Although the evil head of the agency, Dr. Frubar, blames Earl’s adorable daughter Josie for this “accident,” he’s really the one responsible. Frubar hopes to exploit public sympathy surrounding Earl’s death, using it to fuel funding for his pet project, the “Ad Ship”; an enormous, hugely expensive billboard in space that would beam down advertising and other corporate swill to a captive, Earthbound audience of consumers.
Working as an astronomer twenty years later, Josie spots Earl’s long lost craft hurtling miraculously back towards Earth. A second ship containing Earl’s saviors, an assortment of cute but vicious mutant creatures, follows him down. Together with Josie and her h***y fiancé, Earl and his ragtag band of mutant alien allies embark on a fierce war of revenge against his evil one-time superior.
Plympton’s trademark flair for the outrageous and grotesque is proudly on display here in this colorful and explicitly drawn animated feature. No one working in animation is better able than he to mine the depths of scatological and/or sexual humor for laughs. Nor can anyone, including Kricfalusi at the height of his “Ren & Stempy” days, get as much comical mileage out of dismembered, blood-gushing body parts.
Though these moments are invariably effective in “Mutant Aliens,” they are, unfortunately, merely isolated comedy islands in an otherwise slow-moving film with as much padding as plot. What makes this problem more confounding, is that there are several subplots left completely dangling. Dr. Frubar, for instance, traumatizes Josie by blaming her for causing her father’s death. Yet, this is never even so much as mentioned when father and daughter reunite twenty years later.
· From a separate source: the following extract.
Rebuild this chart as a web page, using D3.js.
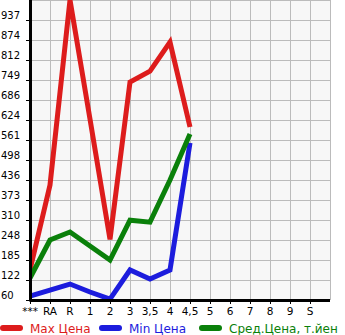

Then, too, we learn in a throwaway line that the “aliens” are actually subjects left over from government research experiments. So who was responsible for creating them and how did they wind up in deep space? We never find out.
Granted, following a linear plotline isn’t priority one in a Plympton film. This is an outrageous animated film, not “Masterpiece Theatre,” after all. But “Mutant Aliens” feels padded. So why not tie up some of these loose ends and make the film stronger through solid storytelling?
Finally, as difficult as it may be to believe, “Mutant Aliens” almost seems quaint. If the film’s riff on capitalism’s excesses isn’t exactly behind the curve, it’s far from the cutting edge. We live in a world, after all, in which Russian cosmonauts made a risky spacewalk for the sole purpose of unfurling a giant Pepsi banner outside their Mir space station. In essence flying an Ad Ship of their own in order to generate revenue for their cash-strapped space agency, the Russians beat Plympton to the punch; dating this film before it was even finished.
One can find more pointed social commentary on a weekly basis on Fox’ “Futurama” than in this film. Being a network television show, however, it’s also more disposable. One would expect a feature film by someone of Plympton’s stature, even one entitled “Mutant Aliens,” to have a much greater, longer lasting impact. Though this rude and crude film does deliver a few gut-busting laughs, its digs at modern society are all things we’ve seen before.